All of the data should be output character for character, except the pictures.

╔══

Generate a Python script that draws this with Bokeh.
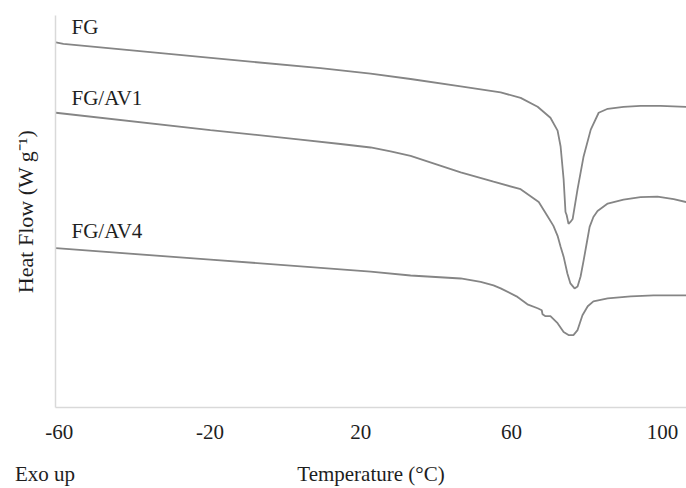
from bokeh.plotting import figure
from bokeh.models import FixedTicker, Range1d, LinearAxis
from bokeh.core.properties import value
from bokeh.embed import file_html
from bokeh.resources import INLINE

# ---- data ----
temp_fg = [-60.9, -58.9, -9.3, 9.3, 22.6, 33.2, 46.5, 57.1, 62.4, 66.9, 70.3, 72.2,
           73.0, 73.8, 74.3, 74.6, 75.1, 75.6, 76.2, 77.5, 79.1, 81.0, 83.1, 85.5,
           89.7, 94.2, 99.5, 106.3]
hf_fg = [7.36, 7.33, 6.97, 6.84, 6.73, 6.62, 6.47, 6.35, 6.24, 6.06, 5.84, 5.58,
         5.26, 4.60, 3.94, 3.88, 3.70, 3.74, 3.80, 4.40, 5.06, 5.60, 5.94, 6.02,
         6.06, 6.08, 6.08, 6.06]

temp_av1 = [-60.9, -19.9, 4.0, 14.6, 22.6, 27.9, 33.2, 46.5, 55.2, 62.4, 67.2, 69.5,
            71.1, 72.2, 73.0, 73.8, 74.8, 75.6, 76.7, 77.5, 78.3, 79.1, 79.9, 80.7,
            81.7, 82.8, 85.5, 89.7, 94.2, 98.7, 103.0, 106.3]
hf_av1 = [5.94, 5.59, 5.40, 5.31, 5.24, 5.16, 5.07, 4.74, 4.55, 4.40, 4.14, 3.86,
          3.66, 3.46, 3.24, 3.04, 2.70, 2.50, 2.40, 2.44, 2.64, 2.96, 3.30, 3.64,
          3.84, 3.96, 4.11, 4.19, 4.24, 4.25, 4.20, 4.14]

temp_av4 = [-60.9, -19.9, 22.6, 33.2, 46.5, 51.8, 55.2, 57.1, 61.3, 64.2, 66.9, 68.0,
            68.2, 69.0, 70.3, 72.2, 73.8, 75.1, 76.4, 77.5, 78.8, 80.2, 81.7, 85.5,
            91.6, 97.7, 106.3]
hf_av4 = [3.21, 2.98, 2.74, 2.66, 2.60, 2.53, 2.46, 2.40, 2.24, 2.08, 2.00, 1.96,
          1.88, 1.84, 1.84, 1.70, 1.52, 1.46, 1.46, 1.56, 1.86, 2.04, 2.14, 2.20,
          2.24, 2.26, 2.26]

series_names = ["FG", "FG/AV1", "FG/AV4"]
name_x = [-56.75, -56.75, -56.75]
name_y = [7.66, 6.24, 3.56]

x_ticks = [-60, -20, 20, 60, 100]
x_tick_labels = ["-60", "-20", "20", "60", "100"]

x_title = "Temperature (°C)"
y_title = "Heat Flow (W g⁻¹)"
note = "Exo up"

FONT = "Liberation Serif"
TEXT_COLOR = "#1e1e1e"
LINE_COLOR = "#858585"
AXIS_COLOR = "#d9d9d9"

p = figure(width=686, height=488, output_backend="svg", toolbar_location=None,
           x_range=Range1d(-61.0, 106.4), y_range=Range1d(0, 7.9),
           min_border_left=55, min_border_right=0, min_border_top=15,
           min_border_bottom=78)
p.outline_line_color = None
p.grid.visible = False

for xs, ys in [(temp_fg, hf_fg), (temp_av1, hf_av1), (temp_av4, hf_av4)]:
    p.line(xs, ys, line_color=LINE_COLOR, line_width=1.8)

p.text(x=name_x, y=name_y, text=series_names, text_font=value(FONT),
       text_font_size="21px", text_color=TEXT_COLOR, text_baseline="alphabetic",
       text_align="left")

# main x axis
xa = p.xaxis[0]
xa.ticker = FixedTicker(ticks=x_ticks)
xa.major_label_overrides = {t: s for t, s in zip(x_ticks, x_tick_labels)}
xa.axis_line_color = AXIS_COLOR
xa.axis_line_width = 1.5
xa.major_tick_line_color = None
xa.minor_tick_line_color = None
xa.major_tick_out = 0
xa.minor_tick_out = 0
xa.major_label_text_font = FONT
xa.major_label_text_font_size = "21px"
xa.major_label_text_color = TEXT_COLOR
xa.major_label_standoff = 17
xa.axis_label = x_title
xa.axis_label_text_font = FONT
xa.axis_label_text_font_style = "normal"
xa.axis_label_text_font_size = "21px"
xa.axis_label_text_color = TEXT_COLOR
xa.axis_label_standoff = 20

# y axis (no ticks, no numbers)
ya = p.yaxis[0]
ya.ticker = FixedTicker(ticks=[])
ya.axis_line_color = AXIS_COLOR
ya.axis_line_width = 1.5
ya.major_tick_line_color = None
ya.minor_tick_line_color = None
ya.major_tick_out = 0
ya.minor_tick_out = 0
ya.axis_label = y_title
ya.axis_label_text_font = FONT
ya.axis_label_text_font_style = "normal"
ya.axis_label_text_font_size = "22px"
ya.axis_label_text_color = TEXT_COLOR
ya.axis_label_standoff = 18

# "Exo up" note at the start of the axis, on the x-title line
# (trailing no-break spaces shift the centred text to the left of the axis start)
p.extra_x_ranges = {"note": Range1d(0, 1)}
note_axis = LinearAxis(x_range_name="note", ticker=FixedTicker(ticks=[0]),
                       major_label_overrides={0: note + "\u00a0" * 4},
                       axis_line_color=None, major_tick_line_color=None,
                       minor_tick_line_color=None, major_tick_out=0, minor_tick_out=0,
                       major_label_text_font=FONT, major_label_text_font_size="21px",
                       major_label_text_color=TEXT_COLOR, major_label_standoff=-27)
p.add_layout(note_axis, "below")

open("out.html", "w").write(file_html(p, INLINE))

╚══

_Reply_.
Generate a Python script that draws this with Bokeh.
from bokeh.plotting import figure
from bokeh.models import FixedTicker, Range1d, LinearAxis
from bokeh.core.properties import value
from bokeh.embed import file_html
from bokeh.resources import INLINE

# ---- data ----
temp_fg = [-60.9, -58.9, -9.3, 9.3, 22.6, 33.2, 46.5, 57.1, 62.4, 66.9, 70.3, 72.2,
           73.0, 73.8, 74.3, 74.6, 75.1, 75.6, 76.2, 77.5, 79.1, 81.0, 83.1, 85.5,
           89.7, 94.2, 99.5, 106.3]
hf_fg = [7.36, 7.33, 6.97, 6.84, 6.73, 6.62, 6.47, 6.35, 6.24, 6.06, 5.84, 5.58,
         5.26, 4.60, 3.94, 3.88, 3.70, 3.74, 3.80, 4.40, 5.06, 5.60, 5.94, 6.02,
         6.06, 6.08, 6.08, 6.06]

temp_av1 = [-60.9, -19.9, 4.0, 14.6, 22.6, 27.9, 33.2, 46.5, 55.2, 62.4, 67.2, 69.5,
            71.1, 72.2, 73.0, 73.8, 74.8, 75.6, 76.7, 77.5, 78.3, 79.1, 79.9, 80.7,
            81.7, 82.8, 85.5, 89.7, 94.2, 98.7, 103.0, 106.3]
hf_av1 = [5.94, 5.59, 5.40, 5.31, 5.24, 5.16, 5.07, 4.74, 4.55, 4.40, 4.14, 3.86,
          3.66, 3.46, 3.24, 3.04, 2.70, 2.50, 2.40, 2.44, 2.64, 2.96, 3.30, 3.64,
          3.84, 3.96, 4.11, 4.19, 4.24, 4.25, 4.20, 4.14]

temp_av4 = [-60.9, -19.9, 22.6, 33.2, 46.5, 51.8, 55.2, 57.1, 61.3, 64.2, 66.9, 68.0,
            68.2, 69.0, 70.3, 72.2, 73.8, 75.1, 76.4, 77.5, 78.8, 80.2, 81.7, 85.5,
            91.6, 97.7, 106.3]
hf_av4 = [3.21, 2.98, 2.74, 2.66, 2.60, 2.53, 2.46, 2.40, 2.24, 2.08, 2.00, 1.96,
          1.88, 1.84, 1.84, 1.70, 1.52, 1.46, 1.46, 1.56, 1.86, 2.04, 2.14, 2.20,
          2.24, 2.26, 2.26]

series_names = ["FG", "FG/AV1", "FG/AV4"]
name_x = [-56.75, -56.75, -56.75]
name_y = [7.66, 6.24, 3.56]

x_ticks = [-60, -20, 20, 60, 100]
x_tick_labels = ["-60", "-20", "20", "60", "100"]

x_title = "Temperature (°C)"
y_title = "Heat Flow (W g⁻¹)"
note = "Exo up"

FONT = "Liberation Serif"
TEXT_COLOR = "#1e1e1e"
LINE_COLOR = "#858585"
AXIS_COLOR = "#d9d9d9"

p = figure(width=686, height=488, output_backend="svg", toolbar_location=None,
           x_range=Range1d(-61.0, 106.4), y_range=Range1d(0, 7.9),
           min_border_left=55, min_border_right=0, min_border_top=15,
           min_border_bottom=78)
p.outline_line_color = None
p.grid.visible = False

for xs, ys in [(temp_fg, hf_fg), (temp_av1, hf_av1), (temp_av4, hf_av4)]:
    p.line(xs, ys, line_color=LINE_COLOR, line_width=1.8)

p.text(x=name_x, y=name_y, text=series_names, text_font=value(FONT),
       text_font_size="21px", text_color=TEXT_COLOR, text_baseline="alphabetic",
       text_align="left")

# main x axis
xa = p.xaxis[0]
xa.ticker = FixedTicker(ticks=x_ticks)
xa.major_label_overrides = {t: s for t, s in zip(x_ticks, x_tick_labels)}
xa.axis_line_color = AXIS_COLOR
xa.axis_line_width = 1.5
xa.major_tick_line_color = None
xa.minor_tick_line_color = None
xa.major_tick_out = 0
xa.minor_tick_out = 0
xa.major_label_text_font = FONT
xa.major_label_text_font_size = "21px"
xa.major_label_text_color = TEXT_COLOR
xa.major_label_standoff = 17
xa.axis_label = x_title
xa.axis_label_text_font = FONT
xa.axis_label_text_font_style = "normal"
xa.axis_label_text_font_size = "21px"
xa.axis_label_text_color = TEXT_COLOR
xa.axis_label_standoff = 20

# y axis (no ticks, no numbers)
ya = p.yaxis[0]
ya.ticker = FixedTicker(ticks=[])
ya.axis_line_color = AXIS_COLOR
ya.axis_line_width = 1.5
ya.major_tick_line_color = None
ya.minor_tick_line_color = None
ya.major_tick_out = 0
ya.minor_tick_out = 0
ya.axis_label = y_title
ya.axis_label_text_font = FONT
ya.axis_label_text_font_style = "normal"
ya.axis_label_text_font_size = "22px"
ya.axis_label_text_color = TEXT_COLOR
ya.axis_label_standoff = 18

# "Exo up" note at the start of the axis, on the x-title line
# (trailing no-break spaces shift the centred text to the left of the axis start)
p.extra_x_ranges = {"note": Range1d(0, 1)}
note_axis = LinearAxis(x_range_name="note", ticker=FixedTicker(ticks=[0]),
                       major_label_overrides={0: note + "\u00a0" * 4},
                       axis_line_color=None, major_tick_line_color=None,
                       minor_tick_line_color=None, major_tick_out=0, minor_tick_out=0,
                       major_label_text_font=FONT, major_label_text_font_size="21px",
                       major_label_text_color=TEXT_COLOR, major_label_standoff=-27)
p.add_layout(note_axis, "below")

open("out.html", "w").write(file_html(p, INLINE))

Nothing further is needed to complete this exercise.